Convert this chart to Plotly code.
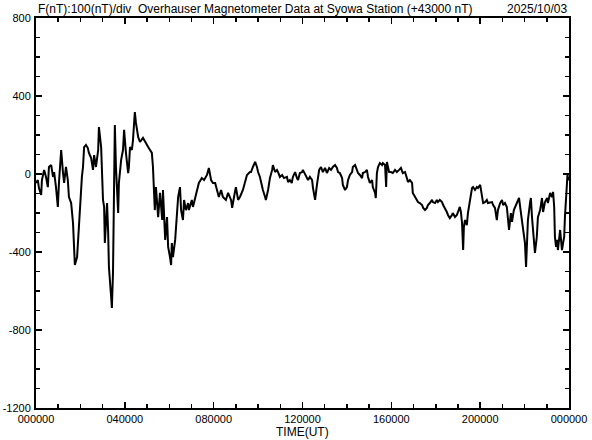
import plotly.graph_objects as go

# time (minutes from 00:00 UT) and total-field deviation (nT, relative to 43000 nT)
time_min = [0, 5, 8, 14, 16, 22, 27, 32, 35, 41, 46, 49, 54, 59, 62, 68, 73, 76, 81, 86,
            89, 95, 100, 103, 105, 111, 116, 119, 124, 127, 130, 135, 140, 143, 149, 154, 157, 162, 168, 170,
            176, 181, 184, 186, 192, 195, 197, 203, 205, 208, 211, 213, 216, 222, 224, 230, 235, 238, 243, 249,
            251, 254, 259, 262, 267, 270, 276, 281, 289, 294, 297, 303, 308, 313, 316, 319, 321, 324, 327, 330,
            335, 341, 343, 346, 349, 354, 357, 362, 365, 367, 370, 376, 381, 384, 389, 392, 397, 400, 405, 411,
            413, 421, 424, 430, 435, 440, 448, 454, 462, 467, 473, 478, 484, 489, 494, 500, 505, 513, 519, 527,
            530, 535, 540, 546, 551, 559, 565, 570, 578, 581, 586, 592, 597, 600, 605, 611, 613, 619, 621, 627,
            629, 632, 638, 640, 646, 651, 654, 659, 665, 670, 678, 681, 686, 691, 694, 700, 705, 708, 713, 719,
            721, 727, 732, 735, 740, 746, 748, 754, 759, 762, 765, 770, 775, 781, 786, 792, 797, 802, 808, 813,
            816, 821, 827, 829, 835, 840, 843, 848, 854, 856, 862, 867, 870, 875, 881, 883, 889, 894, 897, 902,
            908, 910, 916, 918, 921, 924, 929, 935, 937, 943, 946, 948, 954, 959, 964, 970, 975, 981, 986, 991,
            997, 1002, 1005, 1010, 1016, 1018, 1024, 1029, 1032, 1037, 1043, 1046, 1051, 1056, 1059, 1064, 1070, 1072, 1078, 1083,
            1086, 1091, 1097, 1100, 1105, 1110, 1113, 1118, 1124, 1126, 1132, 1137, 1140, 1145, 1148, 1151, 1154, 1156, 1159, 1164,
            1167, 1172, 1178, 1181, 1186, 1191, 1194, 1200, 1205, 1208, 1213, 1218, 1221, 1227, 1232, 1235, 1240, 1245, 1248, 1254,
            1259, 1262, 1267, 1272, 1275, 1278, 1283, 1286, 1291, 1297, 1299, 1305, 1308, 1313, 1316, 1321, 1324, 1327, 1329, 1335,
            1337, 1340, 1345, 1348, 1353, 1356, 1362, 1367, 1370, 1375, 1381, 1383, 1389, 1394, 1397, 1400, 1402, 1405, 1408, 1410,
            1416, 1418, 1421, 1424, 1427, 1429, 1432, 1434, 1436, 1437, 1440]

field_nT = [-46, -31, -72, -108, -31, 21, -15, -67, 36, 46, -15, 10, -67, -169, -46, 123, 5, -46, 36, -31,
            -118, -149, -251, -390, -467, -426, -272, -133, -15, 36, 138, 149, 133, 108, 82, 21, 97, 36, 123, 241,
            138, -133, -169, -354, -149, -303, -477, -631, -687, -508, -133, 251, 36, -200, -46, 72, 123, 226, 108, 5,
            36, 138, 123, 174, 318, 262, 190, 164, 185, 164, 159, 138, 123, 108, 36, -67, -185, -67, -133, -221,
            -97, -236, -82, -185, -338, -221, -374, -426, -467, -354, -426, -338, -169, -118, -67, -185, -236, -133, -185, -149,
            -185, -133, -169, -118, -82, -46, -21, -31, -5, 31, -31, -46, -46, -82, -118, -82, -118, -133, -97, -133,
            -174, -118, -67, -133, -118, -82, -46, -5, 10, 10, 36, 62, 36, 10, -15, -67, -82, -118, -133, -82,
            -46, -21, 21, 46, 10, 21, 10, -15, -5, -21, -15, -41, -31, -46, -15, 10, -21, -31, 5, 10,
            21, -5, -21, -31, -15, -31, -67, -133, -56, -15, 21, 36, 10, 31, 5, 31, 21, 36, 46, 31,
            10, 5, -21, -56, -82, -67, -31, -5, 10, 36, 46, 21, 5, -5, -21, 5, 10, 21, -15, -46,
            -31, -67, -97, -123, 5, 36, 56, 46, 56, 46, -67, 62, 10, 10, 5, 21, 10, 21, 31, 5,
            10, -21, -41, -31, -46, -97, -118, -133, -144, -149, -159, -174, -185, -174, -159, -149, -133, -144, -149, -133,
            -144, -133, -144, -159, -174, -195, -210, -226, -210, -200, -221, -210, -195, -169, -195, -251, -390, -272, -236, -262,
            -200, -133, -72, -67, -82, -67, -72, -56, -118, -149, -144, -133, -149, -144, -144, -159, -174, -236, -185, -149,
            -133, -159, -149, -169, -236, -287, -200, -246, -185, -159, -144, -123, -169, -246, -287, -354, -477, -338, -236, -144,
            -123, -221, -323, -405, -323, -221, -185, -123, -195, -144, -123, -149, -97, -118, -92, -169, -323, -374, -338, -390,
            -287, -354, -390, -354, -323, -221, -133, -67, 0, -31, -15]

x_tickvals = [0, 240, 480, 720, 960, 1200, 1440]
x_ticktext = ["000000", "040000", "080000", "120000", "160000", "200000", "000000"]
y_tickvals = [800, 400, 0, -400, -800, -1200]
y_ticktext = ["800", "400", "0", "-400", "-800", "-1200"]

title_text = "F(nT):100(nT)/div  Overhauser Magnetometer Data at Syowa Station (+43000 nT)"
date_text = "2025/10/03"
xlabel_text = "TIME(UT)"

FONT = "Liberation Sans, Arial, sans-serif"

fig = go.Figure()
fig.add_trace(go.Scatter(x=time_min, y=field_nT, mode="lines",
                         line=dict(color="black", width=2), showlegend=False,
                         hoverinfo="skip"))

axis_common = dict(showgrid=False, zeroline=False, showline=True, linecolor="black",
                   linewidth=2, mirror="ticks", ticks="inside", tickcolor="black",
                   tickwidth=1.5, automargin=False,
                   tickfont=dict(family=FONT, size=11, color="black"))

fig.update_xaxes(range=[0, 1440], tickmode="array", tickvals=x_tickvals, ticktext=x_ticktext,
                 ticklen=6, minor=dict(dtick=60, tick0=0, ticks="inside", ticklen=4,
                                       tickcolor="black", tickwidth=1.5),
                 **axis_common)
fig.update_yaxes(range=[-1200, 800], tickmode="array", tickvals=y_tickvals, ticktext=y_ticktext,
                 ticklen=6, ticklabelstandoff=1,
                 minor=dict(dtick=100, tick0=0, ticks="inside", ticklen=4,
                            tickcolor="black", tickwidth=1.5),
                 **axis_common)

fig.add_annotation(text=title_text, xref="paper", yref="paper", x=0, y=1,
                   xanchor="left", yanchor="bottom", yshift=0, showarrow=False,
                   font=dict(family=FONT, size=12, color="black"))
fig.add_annotation(text=date_text, xref="paper", yref="paper", x=1, y=1,
                   xanchor="right", yanchor="bottom", yshift=0, showarrow=False,
                   font=dict(family=FONT, size=12, color="black"))
fig.add_annotation(text=xlabel_text, xref="paper", yref="paper", x=0.5, y=0,
                   xanchor="center", yanchor="top", yshift=-15, showarrow=False,
                   font=dict(family=FONT, size=12, color="black"))

fig.update_layout(width=592, height=440, margin=dict(l=36, r=23, t=18, b=32),
                  paper_bgcolor="white", plot_bgcolor="white", hovermode=False)

fig.write_html("out.html", config={"displayModeBar": False, "staticPlot": True},
               post_script="document.body.style.margin='0';document.body.style.overflow='hidden';")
- - -
- EXERCISE REQUIREMENTS
Write out the lines from the start of the material to the line with "import plotly.graph_objects as go", inclusive and exactly. Skip the pictures.

- WRITTEN REPLY
Convert this chart to Plotly code.
import plotly.graph_objects as go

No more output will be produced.